I have a docker that runs django celery worker via supervisord, the program setup is pretty simple
[program:celery_priority]
command=python manage.py celery worker -E -Q priority --concurrency=2 --loglevel=ERROR
directory=/var/lib/app
stdout_events_enabled = true
stderr_events_enabled = true
stopwaitsecs = 600
[program:celery_medium]
command=python manage.py celery worker -E -Q medium --concurrency=2 --loglevel=ERROR
directory=/var/lib/app
stdout_events_enabled = true
stderr_events_enabled = true
stopwaitsecs = 600
[program:celerycam]
command=python manage.py celerycam
directory=/var/lib/app
stdout_events_enabled = true
stderr_events_enabled = true
stopwaitsecs = 600
Our deployment cycle uses fig to manage dockers, here is how our fig.yml file looks like for the worker
worker:
build: .docker/worker
command: normal
volumes_from:
- appdata
hostname: workerprod
domainname: project.internal
links:
- redis
- rabbit
- appdata
- mail
The problem that we are facing is that, when we try to use fig restart worker
the supervisord program fails because it finds conflict in pid with following error
[130.211.XX.XX] out: worker_1 | celery_medium stderr | [2015-02-13 13:40:54,271: WARNING/MainProcess] ERROR: Pidfile (/tmp/med_celery.pid) already exists.

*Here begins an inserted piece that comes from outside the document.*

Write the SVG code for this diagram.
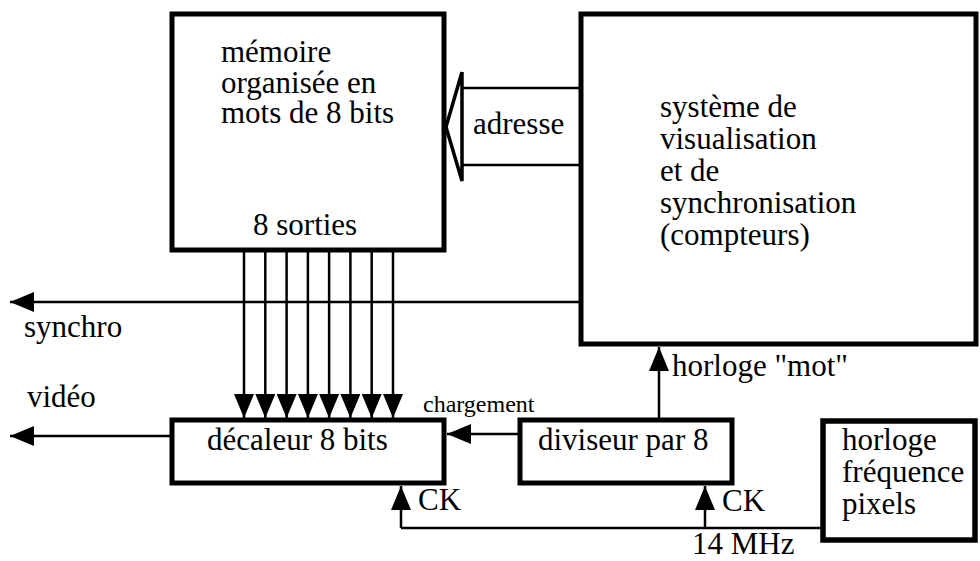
<svg xmlns="http://www.w3.org/2000/svg" width="980" height="561" viewBox="0 0 980 561">
<style>
  .box { fill: #fff; stroke: #000; stroke-width: 5; }
  .ln { fill: none; stroke: #000; stroke-width: 2.5; }
  .t { font-family: "Liberation Serif", "Times New Roman", serif; font-size: 31px; fill: #000; }
  .s { font-family: "Liberation Serif", "Times New Roman", serif; font-size: 24px; fill: #000; }
</style>
<defs>
  <marker id="ah" viewBox="0 0 24 20" refX="24" refY="10" markerWidth="24" markerHeight="20" markerUnits="userSpaceOnUse" orient="auto">
    <path d="M0,0 L24,10 L0,20 Z" fill="#000"/>
  </marker>
</defs>

<g id="connectors">
  <g id="adresse-arrow">
    <line class="ln" x1="462" y1="88" x2="581" y2="88"/>
    <line class="ln" x1="462" y1="165" x2="581" y2="165"/>
    <polyline fill="none" stroke="#000" stroke-width="3.5" points="462,72 446,127 462,181 462,72"/>
  </g>
  <line class="ln" x1="244" y1="250" x2="244" y2="418" marker-end="url(#ah)"/>
  <line class="ln" x1="265.3" y1="250" x2="265.3" y2="418" marker-end="url(#ah)"/>
  <line class="ln" x1="286.6" y1="250" x2="286.6" y2="418" marker-end="url(#ah)"/>
  <line class="ln" x1="307.9" y1="250" x2="307.9" y2="418" marker-end="url(#ah)"/>
  <line class="ln" x1="329.1" y1="250" x2="329.1" y2="418" marker-end="url(#ah)"/>
  <line class="ln" x1="350.4" y1="250" x2="350.4" y2="418" marker-end="url(#ah)"/>
  <line class="ln" x1="371.7" y1="250" x2="371.7" y2="418" marker-end="url(#ah)"/>
  <line class="ln" x1="393" y1="250" x2="393" y2="418" marker-end="url(#ah)"/>
  <line class="ln" x1="581" y1="302" x2="10" y2="302" marker-end="url(#ah)"/>
  <line class="ln" x1="172" y1="436" x2="10" y2="436" marker-end="url(#ah)"/>
  <line class="ln" x1="520" y1="434" x2="447" y2="434" marker-end="url(#ah)"/>
  <line class="ln" x1="659" y1="420" x2="659" y2="347" marker-end="url(#ah)"/>
  <polyline class="ln" points="823,528 401,528"/>
  <line class="ln" x1="401" y1="528" x2="401" y2="486" marker-end="url(#ah)"/>
  <line class="ln" x1="705" y1="528" x2="705" y2="486" marker-end="url(#ah)"/>
</g>

<g id="memoire">
  <rect class="box" x="172" y="14" width="272" height="236"/>
  <text class="t" x="221" y="62">mémoire</text>
  <text class="t" x="221" y="93">organisée en</text>
  <text class="t" x="221" y="123">mots de 8 bits</text>
  <text class="t" x="253" y="235">8 sorties</text>
</g>

<g id="systeme">
  <rect class="box" x="581" y="14" width="395" height="330"/>
  <text class="t" x="660" y="117">système de</text>
  <text class="t" x="660" y="149">visualisation</text>
  <text class="t" x="660" y="181">et de</text>
  <text class="t" x="660" y="213">synchronisation</text>
  <text class="t" x="660" y="245">(compteurs)</text>
</g>

<g id="decaleur">
  <rect class="box" x="172" y="420" width="272" height="63"/>
  <text class="t" x="207" y="450">décaleur 8 bits</text>
</g>

<g id="diviseur">
  <rect class="box" x="520" y="420" width="212" height="63"/>
  <text class="t" x="538" y="450">diviseur par 8</text>
</g>

<g id="horloge">
  <rect class="box" x="823" y="421" width="152" height="119" style="stroke-width:5.5"/>
  <text class="t" x="842" y="450">horloge</text>
  <text class="t" x="842" y="482">fréquence</text>
  <text class="t" x="842" y="514">pixels</text>
</g>

<g id="labels">
  <text class="t" x="473" y="134">adresse</text>
  <text class="t" x="24" y="337">synchro</text>
  <text class="t" x="27" y="407">vidéo</text>
  <text class="s" x="423" y="412">chargement</text>
  <text class="t" x="672" y="376">horloge "mot"</text>
  <text class="t" x="418" y="510">CK</text>
  <text class="t" x="722" y="511">CK</text>
  <text class="t" x="692" y="554">14 MHz</text>
</g>
</svg>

[130.211.XX.XX] out: worker_1 | Seems we're already running? (pid: 17)
[130.211.XX.XX] out: worker_1 | celery_priority stderr | [2015-02-13 13:40:54,272: WARNING/MainProcess] ERROR: Pidfile (/tmp/priority_celery.pid) already exists.
[130.211.XX.XX] out: worker_1 | Seems we're already running? (pid: 16)

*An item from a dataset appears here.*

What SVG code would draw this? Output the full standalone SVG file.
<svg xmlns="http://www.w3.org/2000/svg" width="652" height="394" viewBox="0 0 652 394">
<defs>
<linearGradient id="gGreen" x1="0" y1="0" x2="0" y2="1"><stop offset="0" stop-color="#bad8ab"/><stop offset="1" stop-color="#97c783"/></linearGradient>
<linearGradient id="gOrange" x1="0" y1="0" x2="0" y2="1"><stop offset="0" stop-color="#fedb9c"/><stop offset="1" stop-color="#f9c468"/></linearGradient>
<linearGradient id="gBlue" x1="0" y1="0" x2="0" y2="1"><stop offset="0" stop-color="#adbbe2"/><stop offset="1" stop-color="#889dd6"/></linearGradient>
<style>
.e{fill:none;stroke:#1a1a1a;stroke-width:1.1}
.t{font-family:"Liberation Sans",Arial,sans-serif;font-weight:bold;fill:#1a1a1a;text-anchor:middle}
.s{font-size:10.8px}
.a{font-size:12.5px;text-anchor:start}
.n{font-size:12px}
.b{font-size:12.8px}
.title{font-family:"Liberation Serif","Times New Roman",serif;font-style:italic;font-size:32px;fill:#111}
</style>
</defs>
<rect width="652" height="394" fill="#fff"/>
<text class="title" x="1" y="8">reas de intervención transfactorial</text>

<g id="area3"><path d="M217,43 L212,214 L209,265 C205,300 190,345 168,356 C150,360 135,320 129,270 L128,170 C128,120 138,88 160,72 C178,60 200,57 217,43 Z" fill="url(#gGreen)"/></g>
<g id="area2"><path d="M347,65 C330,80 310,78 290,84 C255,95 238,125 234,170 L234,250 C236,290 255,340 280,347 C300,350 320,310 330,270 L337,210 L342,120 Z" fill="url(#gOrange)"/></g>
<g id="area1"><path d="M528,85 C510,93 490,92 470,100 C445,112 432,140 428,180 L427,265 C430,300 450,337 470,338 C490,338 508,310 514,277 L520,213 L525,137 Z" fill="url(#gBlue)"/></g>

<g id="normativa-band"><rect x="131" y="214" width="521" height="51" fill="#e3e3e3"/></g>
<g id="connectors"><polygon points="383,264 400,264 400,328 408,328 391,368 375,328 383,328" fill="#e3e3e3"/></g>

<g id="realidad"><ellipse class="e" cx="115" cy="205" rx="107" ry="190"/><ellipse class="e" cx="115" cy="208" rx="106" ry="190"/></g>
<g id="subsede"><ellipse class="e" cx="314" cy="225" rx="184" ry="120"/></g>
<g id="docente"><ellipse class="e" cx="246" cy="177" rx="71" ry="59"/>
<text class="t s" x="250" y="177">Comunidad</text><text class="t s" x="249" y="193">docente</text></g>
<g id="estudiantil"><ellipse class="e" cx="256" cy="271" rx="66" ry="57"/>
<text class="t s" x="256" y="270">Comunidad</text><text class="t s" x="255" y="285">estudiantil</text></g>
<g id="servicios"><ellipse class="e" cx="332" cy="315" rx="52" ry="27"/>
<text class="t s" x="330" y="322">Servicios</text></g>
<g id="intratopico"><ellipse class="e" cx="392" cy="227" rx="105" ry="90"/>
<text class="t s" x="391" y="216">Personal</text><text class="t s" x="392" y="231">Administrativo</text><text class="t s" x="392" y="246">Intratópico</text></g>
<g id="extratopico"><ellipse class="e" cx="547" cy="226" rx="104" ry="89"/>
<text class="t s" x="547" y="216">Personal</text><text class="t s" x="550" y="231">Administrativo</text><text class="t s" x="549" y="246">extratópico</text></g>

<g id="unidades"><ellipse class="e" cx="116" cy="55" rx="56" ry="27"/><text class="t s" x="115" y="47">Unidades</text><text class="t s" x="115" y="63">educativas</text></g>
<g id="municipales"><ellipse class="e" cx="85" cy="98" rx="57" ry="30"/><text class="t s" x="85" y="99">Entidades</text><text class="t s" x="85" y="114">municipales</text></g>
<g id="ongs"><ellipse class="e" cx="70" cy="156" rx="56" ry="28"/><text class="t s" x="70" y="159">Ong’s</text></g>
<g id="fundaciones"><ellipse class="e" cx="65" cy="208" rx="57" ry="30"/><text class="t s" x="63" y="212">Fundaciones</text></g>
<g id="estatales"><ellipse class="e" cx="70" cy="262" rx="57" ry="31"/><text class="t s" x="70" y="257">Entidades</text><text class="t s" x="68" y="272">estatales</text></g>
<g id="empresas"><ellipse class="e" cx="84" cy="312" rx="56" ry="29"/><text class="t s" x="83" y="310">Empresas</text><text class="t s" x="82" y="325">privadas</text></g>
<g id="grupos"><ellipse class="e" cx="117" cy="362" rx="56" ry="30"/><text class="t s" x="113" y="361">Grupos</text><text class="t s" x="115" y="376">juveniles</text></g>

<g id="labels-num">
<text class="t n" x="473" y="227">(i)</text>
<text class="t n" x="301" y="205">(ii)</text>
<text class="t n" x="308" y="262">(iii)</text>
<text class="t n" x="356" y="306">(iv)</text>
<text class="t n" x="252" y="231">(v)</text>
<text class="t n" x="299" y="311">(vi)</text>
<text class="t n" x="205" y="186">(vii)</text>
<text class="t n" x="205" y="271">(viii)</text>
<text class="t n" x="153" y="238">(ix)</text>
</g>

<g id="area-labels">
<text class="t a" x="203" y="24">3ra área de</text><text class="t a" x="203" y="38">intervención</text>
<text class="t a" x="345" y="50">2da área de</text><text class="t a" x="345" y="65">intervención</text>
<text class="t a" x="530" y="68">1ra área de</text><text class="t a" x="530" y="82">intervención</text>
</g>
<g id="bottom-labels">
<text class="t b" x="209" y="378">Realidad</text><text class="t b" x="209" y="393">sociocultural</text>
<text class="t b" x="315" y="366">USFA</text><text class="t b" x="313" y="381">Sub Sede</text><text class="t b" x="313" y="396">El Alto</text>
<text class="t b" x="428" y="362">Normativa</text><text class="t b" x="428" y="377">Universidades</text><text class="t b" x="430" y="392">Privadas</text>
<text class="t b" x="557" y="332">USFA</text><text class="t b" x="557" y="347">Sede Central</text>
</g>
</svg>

[130.211.XX.XX] out: worker_1 | 2015-02-13 18:40:54,359 INFO exited: celery_medium (exit status 0; expected)
[130.211.XX.XX] out: worker_1 | 2015-02-13 18:40:54,359 INFO exited: celery_priority (exit status 0; expected)
[130.211.XX.XX] out: worker_1 | 2015-02-13 18:40:55,360 INFO success: celerycam entered RUNNING state, process has stayed up for > than 1 seconds (startsecs)

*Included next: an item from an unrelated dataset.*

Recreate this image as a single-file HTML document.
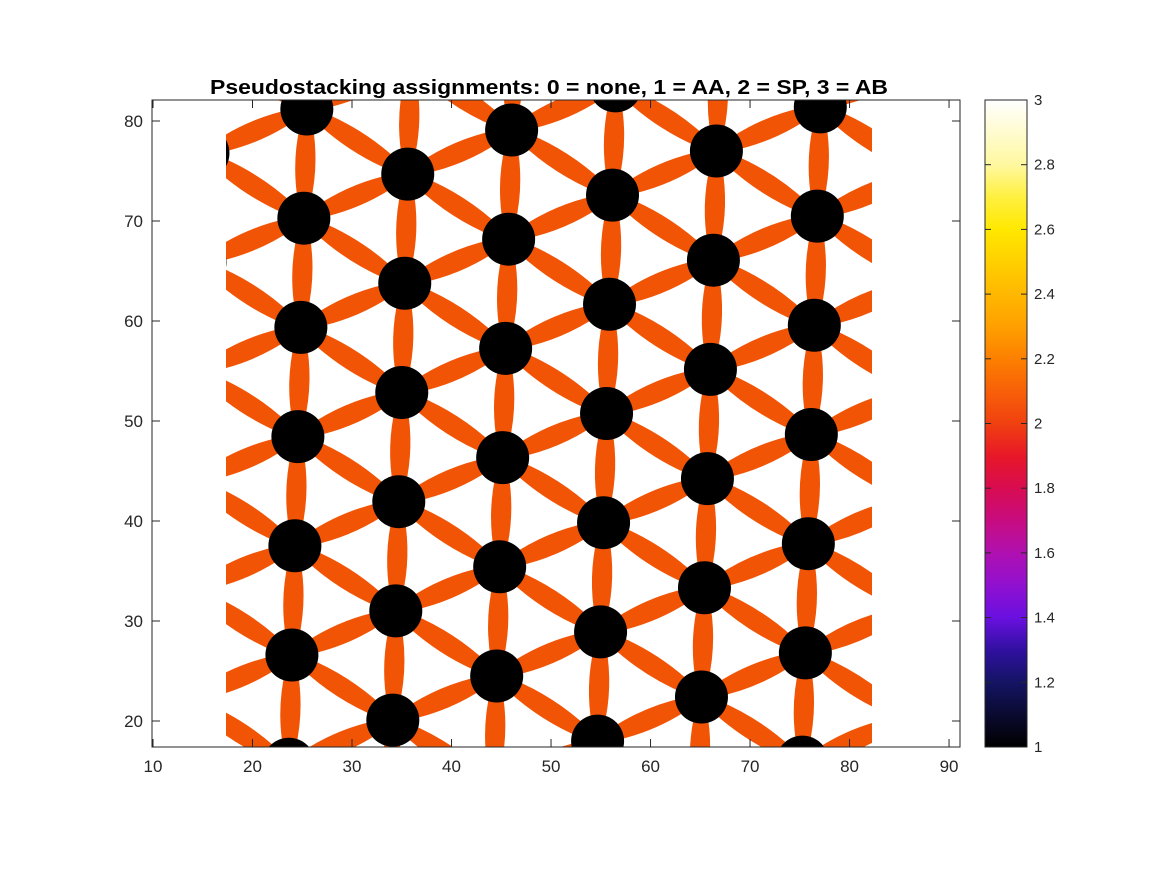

Yet, when we use fig -d up worker
it works, because apparently with up
fig tried to re-create the container and not use existing one. But this causes all linked services to recreate too and hence lose RabbitMQ data and Redis cache.
Is there a way to restart the docker using simple fig restart worker
and making sure that pid clears when restarting? please advise
Create an ENTRYPOINT
script that cleans up any state data before running your CMD
. E.g.
FROM someotherimage
COPY entrypoint.sh /entrypoint.sh
ENTRYPOINT ["/entrypoint.sh"]
And in entrypoint.sh
:
#!/bin/sh
rm -f /tmp/*.pid
exec "$@"
The ENTRYPOINT
script will run every time the container starts, and will ensure that any pid files in /tmp
are cleared out before running the container command.